R-squared (R^2) | 0.4171 |

Moreover, when looking at the main features and their coefficients (figure below), we can note that the main features used by the linear regression are:

- Resource Allocation Score
- Cosine similarity
- And Topic similarity

Here are the metrics after fitting and ElasticNet with Cross Validation:

Mean Absolute Error (MAE) | 0.4100 |

Mean Squared Error (MSE) | 0.5820 |

Root Mean Squared Error (RMSE) | 0.7629 |

R-squared (R^2) | 0.3789 |

We can also observe the main coefficients used in this model, by plotting its coefficients:

By applying the Neural Network Regression, the following results were achieved:

Mean Absolute Error (MAE) | 0.2218 |

Mean Squared Error (MSE) | 0.3237 |

Root Mean Squared Error (RMSE) | 0.5690 |

R-squared (R^2) | 0.6545 |

Moreover, we can also observe the fitting of the model with the test set:

In addition to the ML methods previously described we also ran our analyses using Google AutoML tables. We decided to do this in order to evaluate Google´s service but also as a way to validate our results against a more "packaged" ML service.
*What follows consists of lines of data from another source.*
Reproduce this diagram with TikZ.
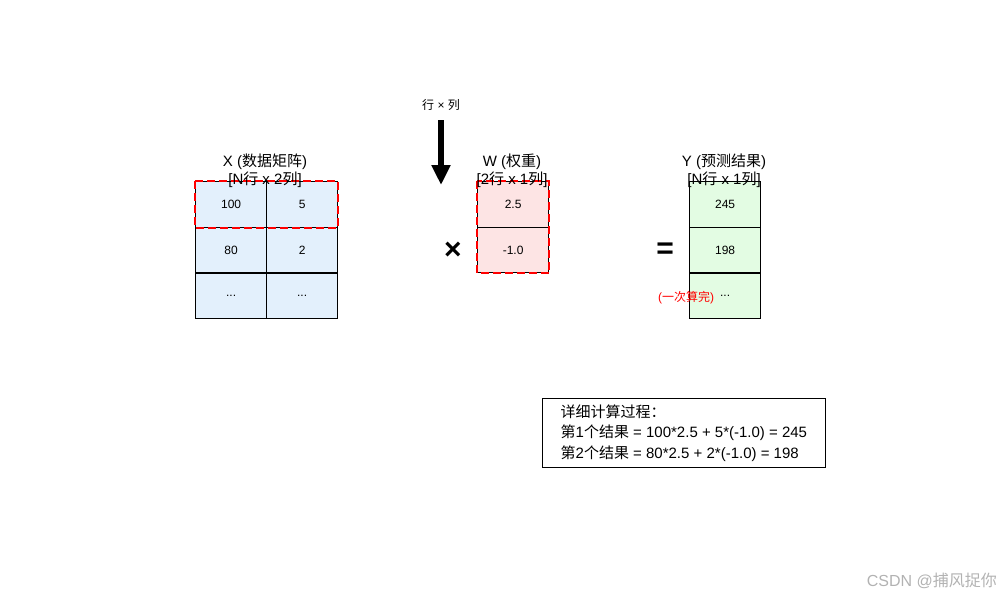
\documentclass[tikz,border=0pt]{standalone}
\usepackage{fontspec}
\setmainfont{Liberation Sans}
\newfontfamily\cjk{Noto Sans CJK SC}
\newcommand\zh[1]{{\cjk #1}}
\newcommand\dd{...}
\usetikzlibrary{arrows.meta}
\definecolor{xb}{HTML}{E3F0FC}
\definecolor{wb}{HTML}{FDE4E4}
\definecolor{yb}{HTML}{E3FCE3}
\tikzset{
 cell/.style={draw=black,line width=1.2pt,minimum width=71pt,minimum height=45.5pt,inner sep=0pt,font=\fontsize{12}{14}\selectfont,anchor=north west},
 hl/.style={draw=red,line width=2.2pt,dash pattern=on 8pt off 4pt},
 title/.style={align=center,font=\fontsize{15}{18}\selectfont,inner sep=0pt},
 big/.style={font=\fontsize{30}{30}\selectfont\bfseries,inner sep=0pt}
}
\begin{document}
\begin{tikzpicture}[x=1pt,y=-1pt]
\useasboundingbox (0,0) rectangle (1000,600);
\foreach \a/\b [count=\i from 0] in {100/5,80/2,\dd/\dd}{
 \node[cell,fill=xb] (x\i a) at (195,181+45.67*\i) {\a};
 \node[cell,fill=xb] (x\i b) at (266,181+45.67*\i) {\b};
}
\foreach \a [count=\i from 0] in {2.5,-1.0}{
 \node[cell,fill=wb] (w\i) at (477,181+45.67*\i) {\a};
}
\foreach \a [count=\i from 0] in {245,198,\dd}{
 \node[cell,fill=yb] (y\i) at (689,181+45.67*\i) {\a};
}
\draw[hl] (x0a.north west) rectangle (x0b.south east);
\draw[hl] (w0.north west) rectangle (w1.south east);
\node[title] (tx) at (265,171) {X (\zh{数据矩阵})\\{}[N\zh{行} x 2\zh{列}]};
\node[title] (tw) at (512,171) {W (\zh{权重})\\{}[2\zh{行} x 1\zh{列}]};
\node[title] (ty) at (724,171) {Y (\zh{预测结果})\\{}[N\zh{行} x 1\zh{列}]};
\node[font=\fontsize{12}{14}\selectfont] (lab) at (441,105) {\zh{行} × \zh{列}};
\coordinate (a1) at (441,120);
\coordinate (a2) at (441,185);
\draw[line width=6pt,-{Triangle[length=20pt,width=18pt]}] (a1) -- (a2);
\node[big] (mul) at (453,251) {×};
\node[big] (eq) at (665,251) {=};
\node[text=red,font=\fontsize{12}{14}\selectfont,inner sep=0pt] (note) at (686,298) {(\zh{一次算完})};
\node[draw=black,line width=0.8pt,align=left,anchor=north west,minimum width=283pt,minimum height=68pt,inner sep=6pt,font=\fontsize{15}{20.5}\selectfont] (calc) at (542,398) {\zh{详细计算过程：}\\\zh{第}1\zh{个结果} = 100*2.5 + 5*(-1.0) = 245\\\zh{第}2\zh{个结果} = 80*2.5 + 2*(-1.0) = 198};
\node[text=black!30,font=\fontsize{16}{18}\selectfont,anchor=east,inner sep=0pt] (wm) at (997,581) {CSDN @\zh{捕风捉你}};
\end{tikzpicture}
\end{document}
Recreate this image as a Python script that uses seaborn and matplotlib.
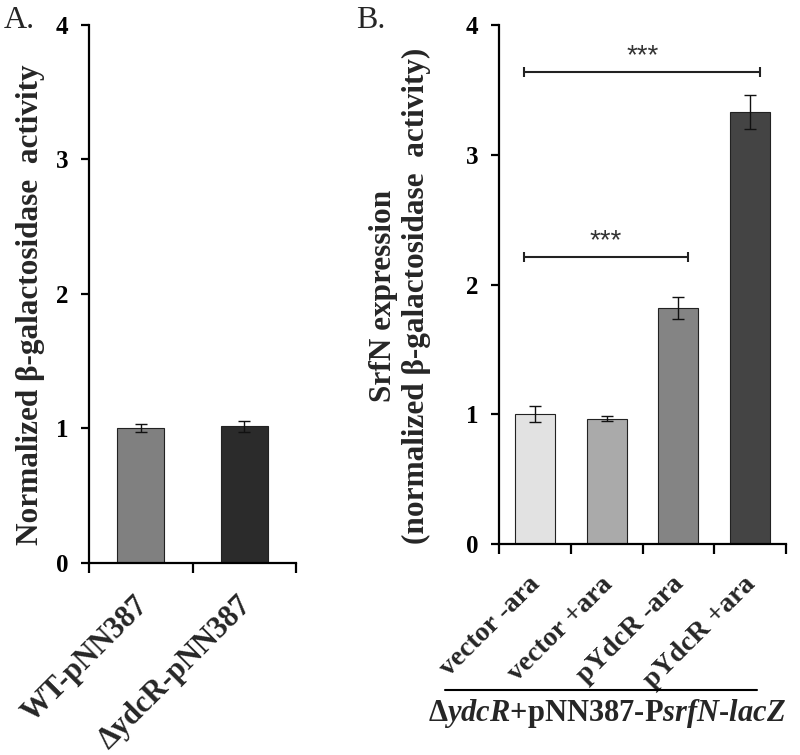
import numpy as np
import pandas as pd
import matplotlib
matplotlib.use('Agg')
import matplotlib.pyplot as plt
import seaborn as sns
from matplotlib.transforms import ScaledTranslation
from matplotlib.lines import Line2D

sns.set_style('ticks')
plt.rcParams['font.family'] = ['Liberation Serif', 'DejaVu Serif']
plt.rcParams['mathtext.fontset'] = 'custom'
plt.rcParams['mathtext.rm'] = 'Liberation Serif:bold'
plt.rcParams['mathtext.it'] = 'Liberation Serif:italic:bold'
plt.rcParams['mathtext.bf'] = 'Liberation Serif:bold'

# ---- data ----
a_labels = ['WT-pNN387', 'ΔydcR-pNN387']
a_values = [1.00, 1.015]
a_errors = [0.03, 0.04]
a_colors = ['#808080', '#2b2b2b']

b_labels = ['vector -ara', 'vector +ara', 'pYdcR -ara', 'pYdcR +ara']
b_values = [1.00, 0.965, 1.82, 3.33]
b_errors = [0.06, 0.02, 0.085, 0.13]
b_colors = ['#e2e2e2', '#aaaaaa', '#848484', '#444444']

y_ticks = [0, 1, 2, 3, 4]

sig_start = [-0.15, -0.15]
sig_end = [2.13, 3.14]
sig_y = [2.21, 3.64]
sig_text = ['***', '***']

a_ylabel = 'Normalized β-galactosidase  activity'
b_ylabel = 'SrfN expression\n(normalized β-galactosidase  activity)'
b_group = r'Δ$\mathit{ydcR}$+pNN387-P$\mathit{srfN}$-$\mathit{lacZ}$'

W, H = 800, 755
fig = plt.figure(figsize=(W / 100, H / 100), dpi=100)
axA = fig.add_axes([89 / W, 1 - 562.7 / H, 207 / W, (562.7 - 25) / H])
axB = fig.add_axes([499 / W, 1 - 544 / H, 287 / W, 519 / H])


def draw(ax, labels, values, errors, colors, width, xfs, xoff):
    df = pd.DataFrame({'cond': labels, 'val': values})
    sns.barplot(data=df, x='cond', y='val', hue='cond', palette=colors,
                width=width, edgecolor='#222222', linewidth=0.8,
                saturation=1, errorbar=None, legend=False, ax=ax)
    n = len(labels)
    ax.errorbar(np.arange(n), values, yerr=errors, fmt='none',
                ecolor='#111111', elinewidth=1.0, capsize=4, capthick=1.0)
    ax.set_ylim(0, 4)
    ax.set_xlim(-0.5, n - 0.5)
    ax.set_yticks(y_ticks)
    ax.set_xlabel('')
    sns.despine(ax=ax)
    for s in ['left', 'bottom']:
        ax.spines[s].set_linewidth(1.6)
        ax.spines[s].set_color('black')
    ax.tick_params(axis='y', direction='out', length=6, width=1.6, pad=9,
                   labelsize=18, colors='black')
    ax.set_xticks(np.arange(-0.5, n), minor=True)
    ax.tick_params(axis='x', which='minor', direction='out', length=7,
                   width=1.6, color='black')
    ax.tick_params(axis='x', which='major', length=0, pad=20)
    for l in ax.get_yticklabels():
        l.set_fontweight('bold')
    ax.set_xticks(np.arange(n))
    ax.set_xticklabels(labels, rotation=45, ha='right', va='top',
                       rotation_mode='anchor', fontsize=xfs, fontweight='bold')
    off = ScaledTranslation(xoff / 100, 0, fig.dpi_scale_trans)
    for l in ax.get_xticklabels():
        l.set_transform(l.get_transform() + off)


draw(axA, a_labels, a_values, a_errors, a_colors, 0.45, 22, -7)
draw(axB, b_labels, b_values, b_errors, b_colors, 0.56, 20, -7)

axA.set_ylabel(a_ylabel, fontsize=22.5, fontweight='bold')
axA.yaxis.set_label_coords(-0.285, 0.479)
axA.yaxis.label.set_va('center')

axB.set_ylabel(b_ylabel, fontsize=22.5, fontweight='bold', linespacing=1.15)
axB.yaxis.set_label_coords(-0.345, 0.478)
axB.yaxis.label.set_va('center')

for x0, x1, y, t in zip(sig_start, sig_end, sig_y, sig_text):
    axB.plot([x0, x1], [y, y], color='#222222', lw=1.5, marker='|',
             markersize=7, markeredgewidth=1.5)
    axB.text((x0 + x1) / 2, y + 0.12, t, ha='center', va='center',
             fontsize=20, color='#333333', family='Liberation Sans')

axB.add_line(Line2D([-0.188, 0.899], [-0.281, -0.281], transform=axB.transAxes,
                    color='black', lw=1.5, clip_on=False))
axB.text(0.376, -0.326, b_group, transform=axB.transAxes, ha='center',
         va='center', fontsize=22, fontweight='bold')

fig.text(19 / W, 1 - 20 / H, 'A.', ha='center', va='center', fontsize=23)
fig.text(371 / W, 1 - 20 / H, 'B.', ha='center', va='center', fontsize=23)

fig.savefig('out.png', dpi=100)
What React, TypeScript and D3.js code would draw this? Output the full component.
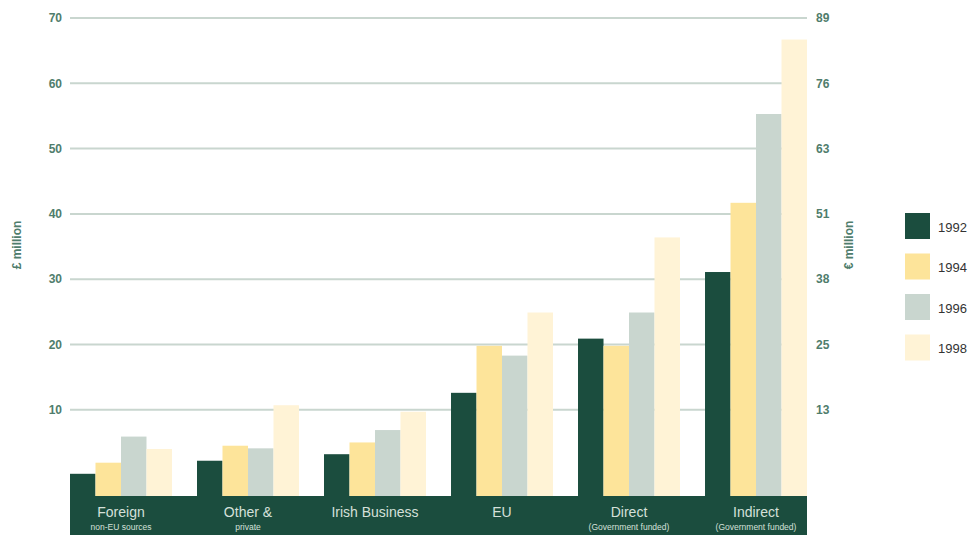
import React from "react";
import * as d3 from "d3";

const categories = ["Foreign", "Other &", "Irish Business", "EU", "Direct", "Indirect"];
const subLabels = ["non-EU sources", "private", "", "", "(Government funded)", "(Government funded)"];
const years = ["1992", "1994", "1996", "1998"];
const v1992 = [0.2, 2.2, 3.2, 12.6, 20.9, 31.1];
const v1994 = [1.9, 4.5, 5.0, 19.8, 19.8, 41.7];
const v1996 = [5.9, 4.1, 6.9, 18.3, 24.9, 55.3];
const v1998 = [4.0, 10.7, 9.7, 24.9, 36.4, 66.7];
const leftTicks = [10, 20, 30, 40, 50, 60, 70];
const rightTickLabels = ["13", "25", "38", "51", "63", "76", "89"];
const series = [v1992, v1994, v1996, v1998];
const colors = ["#1b4d3e", "#fde49a", "#c9d6cf", "#fff3d6"];

const W = 979;
const H = 535;
const plotLeft = 70;
const plotRight = 807;
const baseY = 496;
const topY = 18;
const baseValue = -3.2;

export default function App() {
  const x = d3.scaleBand<string>().domain(categories).range([plotLeft, plotRight]).paddingInner(0.197).paddingOuter(0);
  const xi = d3.scaleBand<string>().domain(years).range([0, x.bandwidth()]).padding(0);
  const y = d3.scaleLinear().domain([baseValue, 70]).range([baseY, topY]);
  const tickColor = "#4f7d6c";
  const font = "'Liberation Sans', Arial, sans-serif";

  return (
    <svg width={W} height={H} style={{ position: "absolute", left: 0, top: 0 }} fontFamily={font}>
      <rect x={0} y={0} width={W} height={H} fill="#ffffff" />
      {leftTicks.map((t, i) => (
        <g key={t}>
          <line x1={plotLeft} x2={plotRight} y1={y(t)} y2={y(t)} stroke="#c9d6cf" strokeWidth={2} />
          <text x={62} y={y(t)} dy="0.35em" textAnchor="end" fontSize={12} fontWeight="bold" fill={tickColor}>{t}</text>
          <text x={816} y={y(t)} dy="0.35em" textAnchor="start" fontSize={12} fontWeight="bold" fill={tickColor}>{rightTickLabels[i]}</text>
        </g>
      ))}
      <text transform={`translate(21,${245}) rotate(-90)`} textAnchor="middle" fontSize={12} fontWeight="bold" fill={tickColor}>£ million</text>
      <text transform={`translate(853,${245}) rotate(-90)`} textAnchor="middle" fontSize={12} fontWeight="bold" fill={tickColor}>€ million</text>
      {categories.map((c, ci) => (
        <g key={c} transform={`translate(${x(c)},0)`}>
          {years.map((yr, si) => (
            <rect key={yr} x={xi(yr)} width={xi.bandwidth()} y={y(series[si][ci])} height={y(baseValue) - y(series[si][ci])} fill={colors[si]} />
          ))}
        </g>
      ))}
      <rect x={plotLeft} y={baseY} width={plotRight - plotLeft} height={H - baseY} fill="#1b4d3e" />
      {categories.map((c, ci) => (
        <g key={c + "lbl"}>
          <text x={(x(c) as number) + x.bandwidth() / 2} y={517} textAnchor="middle" fontSize={14} fill="#d5e0da">{c}</text>
          {subLabels[ci] && (
            <text x={(x(c) as number) + x.bandwidth() / 2} y={530} textAnchor="middle" fontSize={8.5} fill="#d5e0da">{subLabels[ci]}</text>
          )}
        </g>
      ))}
      {years.map((yr, i) => (
        <g key={yr + "leg"} transform={`translate(905,${213 + i * 40.5})`}>
          <rect width={25} height={26} fill={colors[i]} />
          <text x={33} y={14} dy="0.35em" fontSize={13} fill="#333333">{yr}</text>
        </g>
      ))}
    </svg>
  );
}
The figure below shows a summary of the results in one of our early tests.

Taking the edge list of our network, the node2vec algorithm was successfully run. An important detail is that a weighted edge list was feeded into the algorithm.

`python src/main.py --input corona.edgelist --output corona_128.emd --weighted --dimensions=128`

The output of running this algorithm is a table where every row corresponds to a node, and every column corresponds to an embedding (a float) in each dimension.